31 July 2015

Editorial: A First - China Turns Back Commercial Flight For Violating East China Sea ADIZ Rules

A Lao Airlines Airbus A320 (Wiki Info - Image: Wiki Commons)
By Ankit Panda

China’s enforcement of its East China Sea air defense identification zone (ADIZ) is starting to work out.

In late-2013, Asia-Pacific security watchers wrangled with what China’s then newly declared unilateral air defense identification zone (ADIZ) over the East China Sea would mean in practice for civil aviation in the region. Two powerful status quo states – the United States and Japan – immediately refused to recognize the ADIZ and reacted accordingly: The United States flew unarmed bombers through the airspace and Japan instructed its civilian aviators not to comply with the new Chinese requirements. Of course, the ADIZ was never going to immediately hurt the material interests of Japanese and American aviation – for these states, the Chinese ADIZ was more a signal of Beijing’s growing intent to revise the status quo in its near seas than anything. The states that would suffer, as is almost always the case in international affairs, would be the smaller and weaker ones.

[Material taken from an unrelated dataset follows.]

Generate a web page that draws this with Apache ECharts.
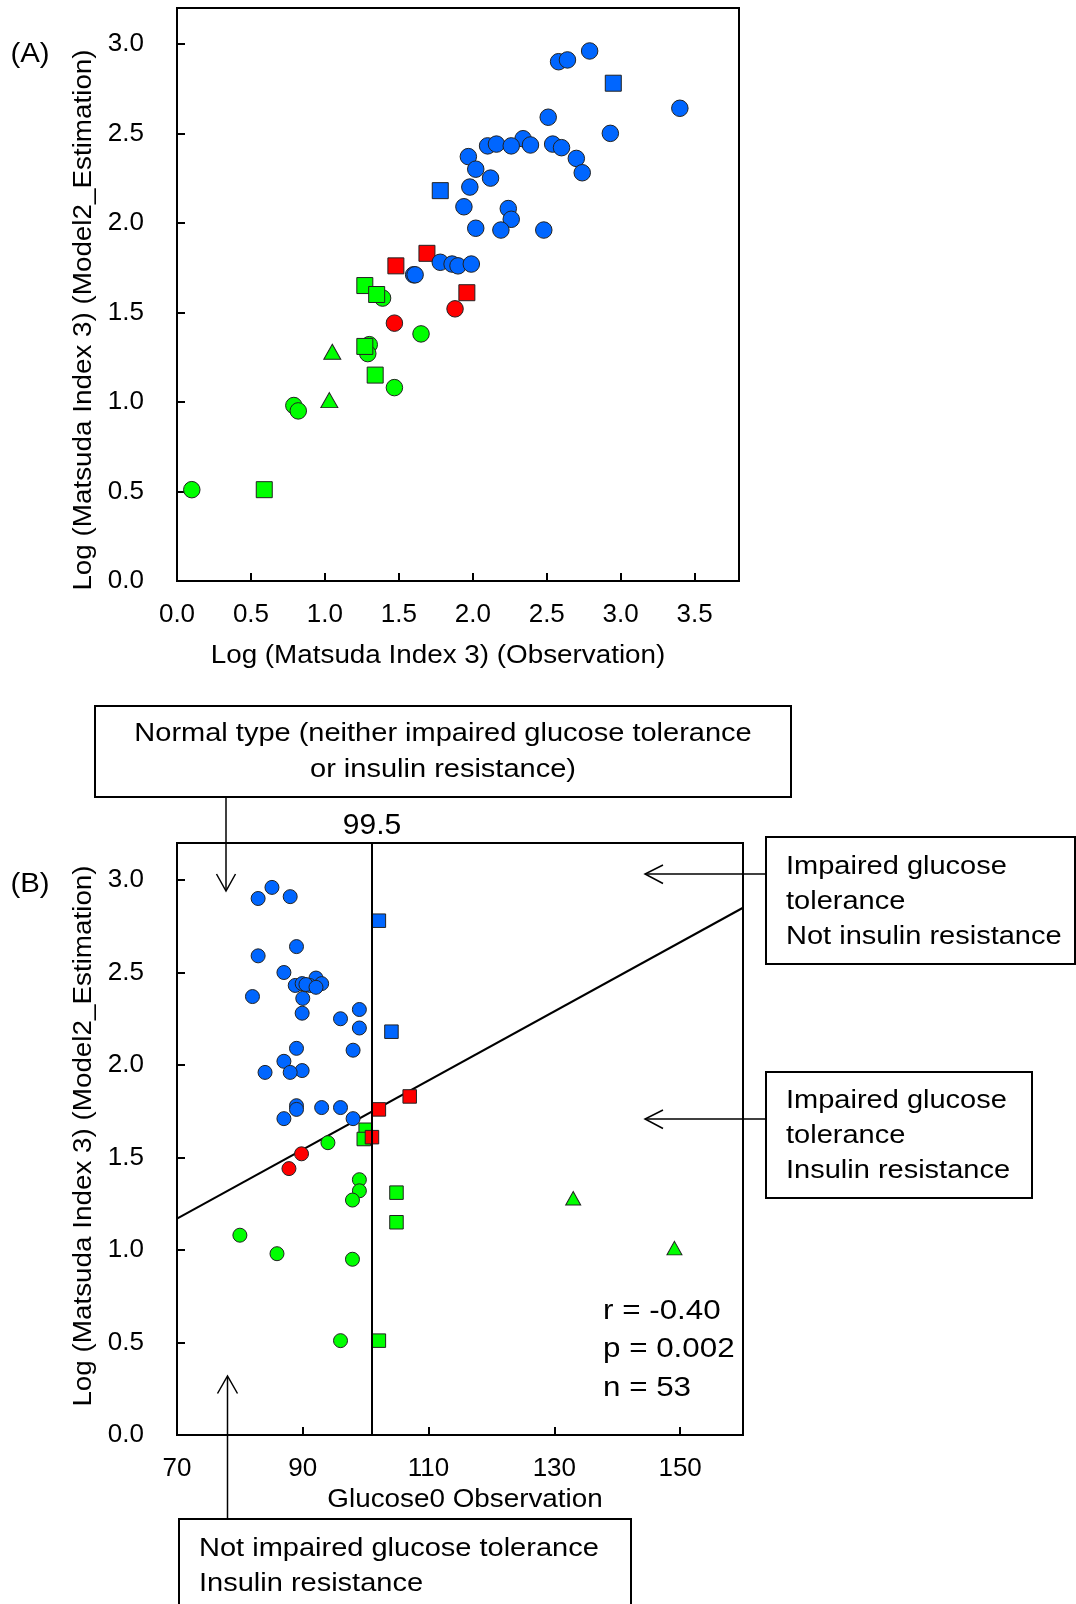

A little-noticed report published earlier this week in Air Transport World showcases one such case. According to that report, a Lao Airlines flight flying from South Korea’s Gimehae International Airport to Laos was asked to turn back by Chinese air traffic controllers and complied. The report notes that the Chinese air traffic controllers told the aircraft that it did not have adequate approval to pass through China’s East China Sea ADIZ. According to the report, the flight (No. QV916), an Airbus A320, was an hour into its scheduled flight path, “which would have put the aircraft over disputed areas of the China Sea,” before it turned back. Starting last year, Chinese air traffic authorities began to require that all civilian flights flying through the East China Sea ADIZ file pre-flight plans, transponder details, and other technical details ahead of their flights, according to the Air Transport World report. The incident involving QV916 is the first instance of a commercial flight being turned back due to a failure to comply with Chinese air traffic authority requirements, but at least 55 airlines worldwide are complying with the terms of China’s ADIZ.